DATASET ::
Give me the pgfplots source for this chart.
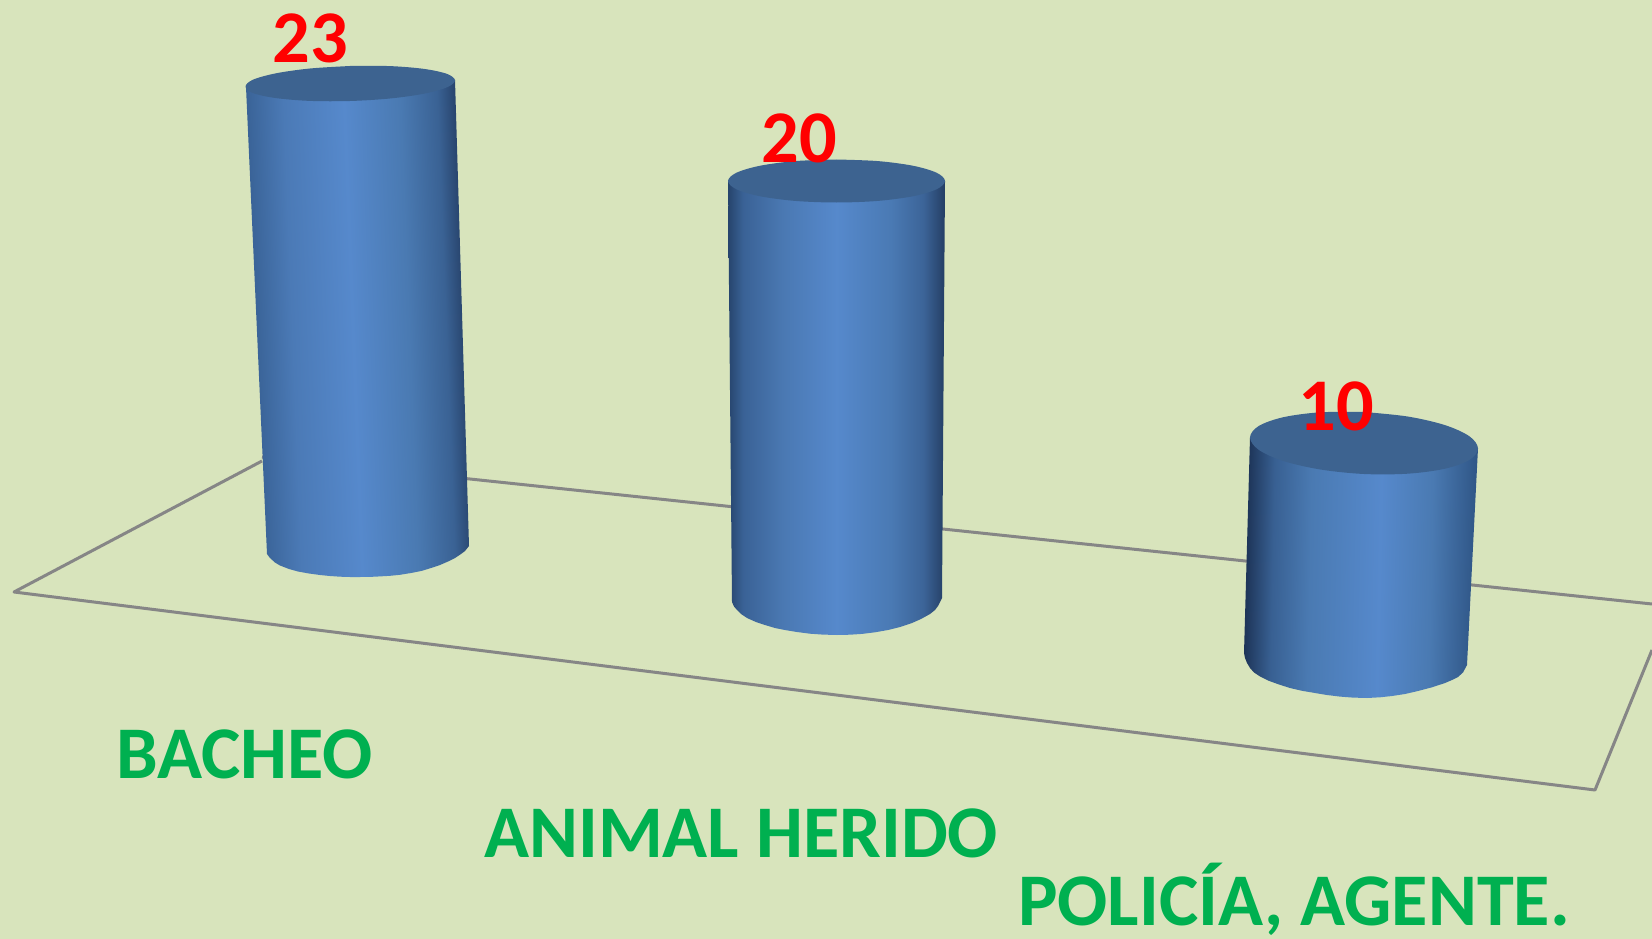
--
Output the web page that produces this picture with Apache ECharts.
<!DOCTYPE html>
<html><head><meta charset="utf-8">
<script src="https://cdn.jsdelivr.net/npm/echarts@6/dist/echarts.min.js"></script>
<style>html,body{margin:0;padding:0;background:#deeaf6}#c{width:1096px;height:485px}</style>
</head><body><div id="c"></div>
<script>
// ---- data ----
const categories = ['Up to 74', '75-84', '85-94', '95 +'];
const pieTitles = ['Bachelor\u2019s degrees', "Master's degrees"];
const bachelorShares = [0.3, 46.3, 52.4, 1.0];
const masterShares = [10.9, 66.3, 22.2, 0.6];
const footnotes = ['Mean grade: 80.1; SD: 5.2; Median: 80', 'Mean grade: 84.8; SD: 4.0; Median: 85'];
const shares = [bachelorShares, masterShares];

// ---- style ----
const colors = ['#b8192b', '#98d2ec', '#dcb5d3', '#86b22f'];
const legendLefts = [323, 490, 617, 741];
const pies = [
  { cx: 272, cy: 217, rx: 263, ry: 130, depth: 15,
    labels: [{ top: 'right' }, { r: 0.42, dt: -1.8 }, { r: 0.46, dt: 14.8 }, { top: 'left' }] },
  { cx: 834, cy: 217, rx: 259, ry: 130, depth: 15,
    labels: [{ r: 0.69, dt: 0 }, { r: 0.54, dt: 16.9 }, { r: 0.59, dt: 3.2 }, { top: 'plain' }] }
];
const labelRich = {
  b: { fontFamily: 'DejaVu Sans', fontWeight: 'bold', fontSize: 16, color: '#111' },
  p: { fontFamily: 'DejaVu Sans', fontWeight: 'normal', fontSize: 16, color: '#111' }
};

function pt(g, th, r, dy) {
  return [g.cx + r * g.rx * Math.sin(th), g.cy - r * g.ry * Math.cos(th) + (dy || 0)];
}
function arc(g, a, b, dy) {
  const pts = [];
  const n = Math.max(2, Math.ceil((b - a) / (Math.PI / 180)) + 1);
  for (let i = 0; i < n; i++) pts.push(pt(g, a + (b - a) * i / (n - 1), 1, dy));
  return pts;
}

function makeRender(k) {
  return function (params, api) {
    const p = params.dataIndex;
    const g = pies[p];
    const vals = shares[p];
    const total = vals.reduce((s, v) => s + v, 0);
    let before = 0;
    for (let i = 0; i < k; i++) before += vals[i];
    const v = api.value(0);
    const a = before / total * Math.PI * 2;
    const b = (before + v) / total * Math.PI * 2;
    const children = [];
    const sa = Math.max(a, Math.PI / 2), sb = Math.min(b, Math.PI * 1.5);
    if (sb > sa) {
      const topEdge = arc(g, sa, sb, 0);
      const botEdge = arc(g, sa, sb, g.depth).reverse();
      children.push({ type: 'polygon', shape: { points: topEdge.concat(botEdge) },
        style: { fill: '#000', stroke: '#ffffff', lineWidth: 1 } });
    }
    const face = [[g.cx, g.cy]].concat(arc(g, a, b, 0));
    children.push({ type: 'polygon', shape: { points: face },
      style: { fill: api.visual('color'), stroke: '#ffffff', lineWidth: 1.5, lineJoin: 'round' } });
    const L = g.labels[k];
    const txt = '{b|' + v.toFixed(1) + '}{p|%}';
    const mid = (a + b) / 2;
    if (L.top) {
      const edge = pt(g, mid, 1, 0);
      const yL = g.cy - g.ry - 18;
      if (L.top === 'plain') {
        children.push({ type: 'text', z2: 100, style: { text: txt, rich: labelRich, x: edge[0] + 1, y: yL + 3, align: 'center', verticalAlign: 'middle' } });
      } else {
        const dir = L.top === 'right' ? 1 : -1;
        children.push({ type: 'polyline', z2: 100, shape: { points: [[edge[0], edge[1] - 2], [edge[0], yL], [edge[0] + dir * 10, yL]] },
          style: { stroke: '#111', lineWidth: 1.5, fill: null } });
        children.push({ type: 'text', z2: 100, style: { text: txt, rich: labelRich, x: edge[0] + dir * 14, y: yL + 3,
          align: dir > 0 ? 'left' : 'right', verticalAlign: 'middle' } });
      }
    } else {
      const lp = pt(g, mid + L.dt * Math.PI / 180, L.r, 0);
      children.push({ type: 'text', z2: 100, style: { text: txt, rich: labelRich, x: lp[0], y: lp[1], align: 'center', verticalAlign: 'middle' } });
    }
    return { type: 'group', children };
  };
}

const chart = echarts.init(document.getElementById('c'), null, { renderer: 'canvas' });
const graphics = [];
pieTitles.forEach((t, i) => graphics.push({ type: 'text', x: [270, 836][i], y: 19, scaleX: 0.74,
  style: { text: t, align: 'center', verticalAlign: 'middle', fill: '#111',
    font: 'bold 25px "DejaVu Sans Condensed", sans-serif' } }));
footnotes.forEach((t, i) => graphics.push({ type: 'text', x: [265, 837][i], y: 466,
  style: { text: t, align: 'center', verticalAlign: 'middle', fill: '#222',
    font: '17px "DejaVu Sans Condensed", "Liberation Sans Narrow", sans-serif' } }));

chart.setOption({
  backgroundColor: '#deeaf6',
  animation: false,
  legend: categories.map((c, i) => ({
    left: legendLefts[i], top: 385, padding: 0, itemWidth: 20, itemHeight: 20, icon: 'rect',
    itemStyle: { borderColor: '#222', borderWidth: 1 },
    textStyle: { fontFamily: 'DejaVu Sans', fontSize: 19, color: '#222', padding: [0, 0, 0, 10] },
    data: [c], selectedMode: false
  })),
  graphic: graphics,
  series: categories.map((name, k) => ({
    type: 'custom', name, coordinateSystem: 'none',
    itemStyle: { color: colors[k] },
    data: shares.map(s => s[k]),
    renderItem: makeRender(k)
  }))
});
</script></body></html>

DIRECTION ::
Each line in the listing above that contains "this" should be copied.

IN RESPONSE ::
Give me the pgfplots source for this chart.
Output the web page that produces this picture with Apache ECharts.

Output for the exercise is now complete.